Written task:
Without the images, output each record below as it stands.

Given data:

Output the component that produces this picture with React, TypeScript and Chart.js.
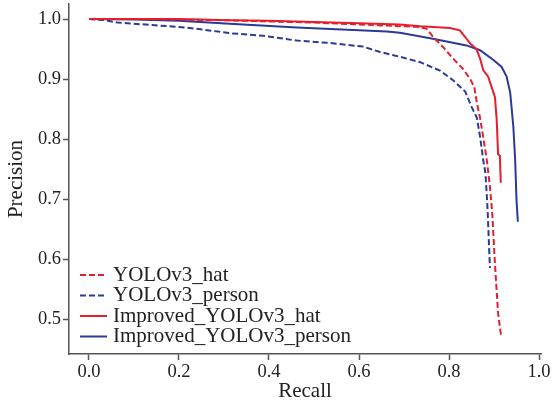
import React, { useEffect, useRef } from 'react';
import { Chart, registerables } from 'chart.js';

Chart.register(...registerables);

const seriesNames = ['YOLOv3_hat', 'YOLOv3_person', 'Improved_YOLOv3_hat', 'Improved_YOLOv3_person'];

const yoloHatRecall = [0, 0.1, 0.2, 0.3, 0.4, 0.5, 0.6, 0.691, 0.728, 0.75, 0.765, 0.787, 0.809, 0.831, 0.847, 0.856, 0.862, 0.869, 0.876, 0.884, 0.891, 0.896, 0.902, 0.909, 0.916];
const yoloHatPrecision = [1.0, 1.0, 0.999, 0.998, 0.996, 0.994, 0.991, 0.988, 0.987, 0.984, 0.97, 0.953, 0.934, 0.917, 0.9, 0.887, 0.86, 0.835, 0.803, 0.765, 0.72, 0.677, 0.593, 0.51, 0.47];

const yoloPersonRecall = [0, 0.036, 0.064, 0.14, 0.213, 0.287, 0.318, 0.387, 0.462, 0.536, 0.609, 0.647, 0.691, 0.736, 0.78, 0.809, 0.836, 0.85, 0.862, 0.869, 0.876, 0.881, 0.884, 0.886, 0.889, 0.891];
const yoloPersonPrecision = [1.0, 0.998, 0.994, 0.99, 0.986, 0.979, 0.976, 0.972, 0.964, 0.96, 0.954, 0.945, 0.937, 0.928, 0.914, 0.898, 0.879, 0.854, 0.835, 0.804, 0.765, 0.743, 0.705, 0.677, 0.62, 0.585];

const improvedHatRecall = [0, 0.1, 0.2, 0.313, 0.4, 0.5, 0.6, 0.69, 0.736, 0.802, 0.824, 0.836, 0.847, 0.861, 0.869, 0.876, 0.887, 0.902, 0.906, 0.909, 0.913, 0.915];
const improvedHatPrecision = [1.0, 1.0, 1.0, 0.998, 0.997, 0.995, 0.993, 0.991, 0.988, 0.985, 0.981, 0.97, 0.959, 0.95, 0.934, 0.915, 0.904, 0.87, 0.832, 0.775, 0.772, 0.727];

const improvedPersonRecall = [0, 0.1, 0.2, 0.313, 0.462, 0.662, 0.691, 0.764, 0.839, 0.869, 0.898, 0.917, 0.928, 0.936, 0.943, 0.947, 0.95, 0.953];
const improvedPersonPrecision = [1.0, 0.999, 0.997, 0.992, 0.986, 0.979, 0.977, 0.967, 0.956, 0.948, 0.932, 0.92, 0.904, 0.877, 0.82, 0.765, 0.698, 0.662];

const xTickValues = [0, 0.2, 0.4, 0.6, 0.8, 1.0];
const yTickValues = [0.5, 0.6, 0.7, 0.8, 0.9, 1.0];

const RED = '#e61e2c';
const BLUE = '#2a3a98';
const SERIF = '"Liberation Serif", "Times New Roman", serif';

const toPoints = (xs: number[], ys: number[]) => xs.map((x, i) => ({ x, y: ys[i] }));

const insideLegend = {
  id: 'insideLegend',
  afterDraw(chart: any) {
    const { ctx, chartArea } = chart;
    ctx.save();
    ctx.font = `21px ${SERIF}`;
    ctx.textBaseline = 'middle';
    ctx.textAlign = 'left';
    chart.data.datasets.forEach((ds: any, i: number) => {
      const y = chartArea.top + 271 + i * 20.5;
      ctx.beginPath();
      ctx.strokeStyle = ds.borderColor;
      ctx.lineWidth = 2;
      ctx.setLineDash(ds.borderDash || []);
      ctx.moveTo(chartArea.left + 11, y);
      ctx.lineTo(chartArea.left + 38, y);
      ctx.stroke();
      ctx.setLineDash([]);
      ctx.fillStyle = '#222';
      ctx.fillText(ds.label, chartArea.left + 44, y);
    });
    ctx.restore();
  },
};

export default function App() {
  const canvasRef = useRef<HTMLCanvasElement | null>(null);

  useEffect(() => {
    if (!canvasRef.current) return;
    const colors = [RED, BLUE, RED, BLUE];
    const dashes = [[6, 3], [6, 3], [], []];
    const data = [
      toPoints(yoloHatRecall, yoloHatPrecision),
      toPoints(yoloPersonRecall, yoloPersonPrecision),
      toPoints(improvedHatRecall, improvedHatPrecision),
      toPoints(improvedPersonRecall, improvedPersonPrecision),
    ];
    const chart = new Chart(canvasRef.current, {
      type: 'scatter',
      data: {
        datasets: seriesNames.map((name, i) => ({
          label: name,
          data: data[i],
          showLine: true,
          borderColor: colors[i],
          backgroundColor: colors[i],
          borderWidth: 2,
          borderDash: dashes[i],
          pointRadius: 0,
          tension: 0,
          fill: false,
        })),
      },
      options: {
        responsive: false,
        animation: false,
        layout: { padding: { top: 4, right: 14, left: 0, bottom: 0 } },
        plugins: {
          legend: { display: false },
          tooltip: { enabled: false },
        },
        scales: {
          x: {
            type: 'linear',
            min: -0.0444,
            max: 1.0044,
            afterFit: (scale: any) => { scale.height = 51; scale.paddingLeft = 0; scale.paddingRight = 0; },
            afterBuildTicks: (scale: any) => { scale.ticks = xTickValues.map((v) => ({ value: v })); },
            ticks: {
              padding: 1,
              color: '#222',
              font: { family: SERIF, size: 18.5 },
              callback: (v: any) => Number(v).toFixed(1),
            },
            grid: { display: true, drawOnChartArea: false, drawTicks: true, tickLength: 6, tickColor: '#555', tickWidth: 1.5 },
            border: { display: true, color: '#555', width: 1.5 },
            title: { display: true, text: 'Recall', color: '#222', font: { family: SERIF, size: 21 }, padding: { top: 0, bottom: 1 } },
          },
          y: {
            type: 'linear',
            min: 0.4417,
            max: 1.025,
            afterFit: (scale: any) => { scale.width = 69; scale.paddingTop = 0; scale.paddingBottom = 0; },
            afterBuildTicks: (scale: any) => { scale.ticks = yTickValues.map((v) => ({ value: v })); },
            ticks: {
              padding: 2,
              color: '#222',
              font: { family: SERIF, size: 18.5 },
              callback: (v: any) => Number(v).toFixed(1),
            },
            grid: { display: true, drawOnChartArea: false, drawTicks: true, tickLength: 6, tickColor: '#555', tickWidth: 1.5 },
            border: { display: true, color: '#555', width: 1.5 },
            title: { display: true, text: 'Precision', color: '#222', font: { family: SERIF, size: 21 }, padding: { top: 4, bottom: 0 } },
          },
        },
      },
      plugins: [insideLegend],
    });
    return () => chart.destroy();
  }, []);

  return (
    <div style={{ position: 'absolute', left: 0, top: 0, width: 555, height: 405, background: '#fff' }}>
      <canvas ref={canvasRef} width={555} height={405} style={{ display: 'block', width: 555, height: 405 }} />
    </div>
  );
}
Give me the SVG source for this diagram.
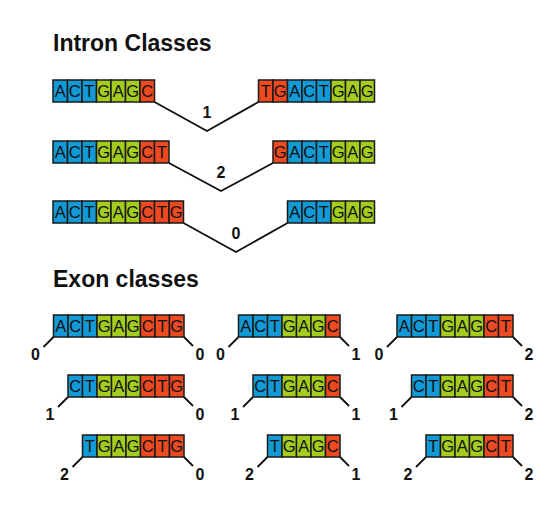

Solution for this exercise:
Output the component that produces this picture with React, TypeScript and Chart.js.
import React, { useEffect, useRef } from 'react';
import { Chart, registerables } from 'chart.js';

Chart.register(...registerables);

const seriesNames = ['YOLOv3_hat', 'YOLOv3_person', 'Improved_YOLOv3_hat', 'Improved_YOLOv3_person'];

const yoloHatRecall = [0, 0.1, 0.2, 0.3, 0.4, 0.5, 0.6, 0.691, 0.728, 0.75, 0.765, 0.787, 0.809, 0.831, 0.847, 0.856, 0.862, 0.869, 0.876, 0.884, 0.891, 0.896, 0.902, 0.909, 0.916];
const yoloHatPrecision = [1.0, 1.0, 0.999, 0.998, 0.996, 0.994, 0.991, 0.988, 0.987, 0.984, 0.97, 0.953, 0.934, 0.917, 0.9, 0.887, 0.86, 0.835, 0.803, 0.765, 0.72, 0.677, 0.593, 0.51, 0.47];

const yoloPersonRecall = [0, 0.036, 0.064, 0.14, 0.213, 0.287, 0.318, 0.387, 0.462, 0.536, 0.609, 0.647, 0.691, 0.736, 0.78, 0.809, 0.836, 0.85, 0.862, 0.869, 0.876, 0.881, 0.884, 0.886, 0.889, 0.891];
const yoloPersonPrecision = [1.0, 0.998, 0.994, 0.99, 0.986, 0.979, 0.976, 0.972, 0.964, 0.96, 0.954, 0.945, 0.937, 0.928, 0.914, 0.898, 0.879, 0.854, 0.835, 0.804, 0.765, 0.743, 0.705, 0.677, 0.62, 0.585];

const improvedHatRecall = [0, 0.1, 0.2, 0.313, 0.4, 0.5, 0.6, 0.69, 0.736, 0.802, 0.824, 0.836, 0.847, 0.861, 0.869, 0.876, 0.887, 0.902, 0.906, 0.909, 0.913, 0.915];
const improvedHatPrecision = [1.0, 1.0, 1.0, 0.998, 0.997, 0.995, 0.993, 0.991, 0.988, 0.985, 0.981, 0.97, 0.959, 0.95, 0.934, 0.915, 0.904, 0.87, 0.832, 0.775, 0.772, 0.727];

const improvedPersonRecall = [0, 0.1, 0.2, 0.313, 0.462, 0.662, 0.691, 0.764, 0.839, 0.869, 0.898, 0.917, 0.928, 0.936, 0.943, 0.947, 0.95, 0.953];
const improvedPersonPrecision = [1.0, 0.999, 0.997, 0.992, 0.986, 0.979, 0.977, 0.967, 0.956, 0.948, 0.932, 0.92, 0.904, 0.877, 0.82, 0.765, 0.698, 0.662];

const xTickValues = [0, 0.2, 0.4, 0.6, 0.8, 1.0];
const yTickValues = [0.5, 0.6, 0.7, 0.8, 0.9, 1.0];

const RED = '#e61e2c';
const BLUE = '#2a3a98';
const SERIF = '"Liberation Serif", "Times New Roman", serif';

const toPoints = (xs: number[], ys: number[]) => xs.map((x, i) => ({ x, y: ys[i] }));

const insideLegend = {
  id: 'insideLegend',
  afterDraw(chart: any) {
    const { ctx, chartArea } = chart;
    ctx.save();
    ctx.font = `21px ${SERIF}`;
    ctx.textBaseline = 'middle';
    ctx.textAlign = 'left';
    chart.data.datasets.forEach((ds: any, i: number) => {
      const y = chartArea.top + 271 + i * 20.5;
      ctx.beginPath();
      ctx.strokeStyle = ds.borderColor;
      ctx.lineWidth = 2;
      ctx.setLineDash(ds.borderDash || []);
      ctx.moveTo(chartArea.left + 11, y);
      ctx.lineTo(chartArea.left + 38, y);
      ctx.stroke();
      ctx.setLineDash([]);
      ctx.fillStyle = '#222';
      ctx.fillText(ds.label, chartArea.left + 44, y);
    });
    ctx.restore();
  },
};

export default function App() {
  const canvasRef = useRef<HTMLCanvasElement | null>(null);

  useEffect(() => {
    if (!canvasRef.current) return;
    const colors = [RED, BLUE, RED, BLUE];
    const dashes = [[6, 3], [6, 3], [], []];
    const data = [
      toPoints(yoloHatRecall, yoloHatPrecision),
      toPoints(yoloPersonRecall, yoloPersonPrecision),
      toPoints(improvedHatRecall, improvedHatPrecision),
      toPoints(improvedPersonRecall, improvedPersonPrecision),
    ];
    const chart = new Chart(canvasRef.current, {
      type: 'scatter',
      data: {
        datasets: seriesNames.map((name, i) => ({
          label: name,
          data: data[i],
          showLine: true,
          borderColor: colors[i],
          backgroundColor: colors[i],
          borderWidth: 2,
          borderDash: dashes[i],
          pointRadius: 0,
          tension: 0,
          fill: false,
        })),
      },
      options: {
        responsive: false,
        animation: false,
        layout: { padding: { top: 4, right: 14, left: 0, bottom: 0 } },
        plugins: {
          legend: { display: false },
          tooltip: { enabled: false },
        },
        scales: {
          x: {
            type: 'linear',
            min: -0.0444,
            max: 1.0044,
            afterFit: (scale: any) => { scale.height = 51; scale.paddingLeft = 0; scale.paddingRight = 0; },
            afterBuildTicks: (scale: any) => { scale.ticks = xTickValues.map((v) => ({ value: v })); },
            ticks: {
              padding: 1,
              color: '#222',
              font: { family: SERIF, size: 18.5 },
              callback: (v: any) => Number(v).toFixed(1),
            },
            grid: { display: true, drawOnChartArea: false, drawTicks: true, tickLength: 6, tickColor: '#555', tickWidth: 1.5 },
            border: { display: true, color: '#555', width: 1.5 },
            title: { display: true, text: 'Recall', color: '#222', font: { family: SERIF, size: 21 }, padding: { top: 0, bottom: 1 } },
          },
          y: {
            type: 'linear',
            min: 0.4417,
            max: 1.025,
            afterFit: (scale: any) => { scale.width = 69; scale.paddingTop = 0; scale.paddingBottom = 0; },
            afterBuildTicks: (scale: any) => { scale.ticks = yTickValues.map((v) => ({ value: v })); },
            ticks: {
              padding: 2,
              color: '#222',
              font: { family: SERIF, size: 18.5 },
              callback: (v: any) => Number(v).toFixed(1),
            },
            grid: { display: true, drawOnChartArea: false, drawTicks: true, tickLength: 6, tickColor: '#555', tickWidth: 1.5 },
            border: { display: true, color: '#555', width: 1.5 },
            title: { display: true, text: 'Precision', color: '#222', font: { family: SERIF, size: 21 }, padding: { top: 4, bottom: 0 } },
          },
        },
      },
      plugins: [insideLegend],
    });
    return () => chart.destroy();
  }, []);

  return (
    <div style={{ position: 'absolute', left: 0, top: 0, width: 555, height: 405, background: '#fff' }}>
      <canvas ref={canvasRef} width={555} height={405} style={{ display: 'block', width: 555, height: 405 }} />
    </div>
  );
}
Give me the SVG source for this diagram.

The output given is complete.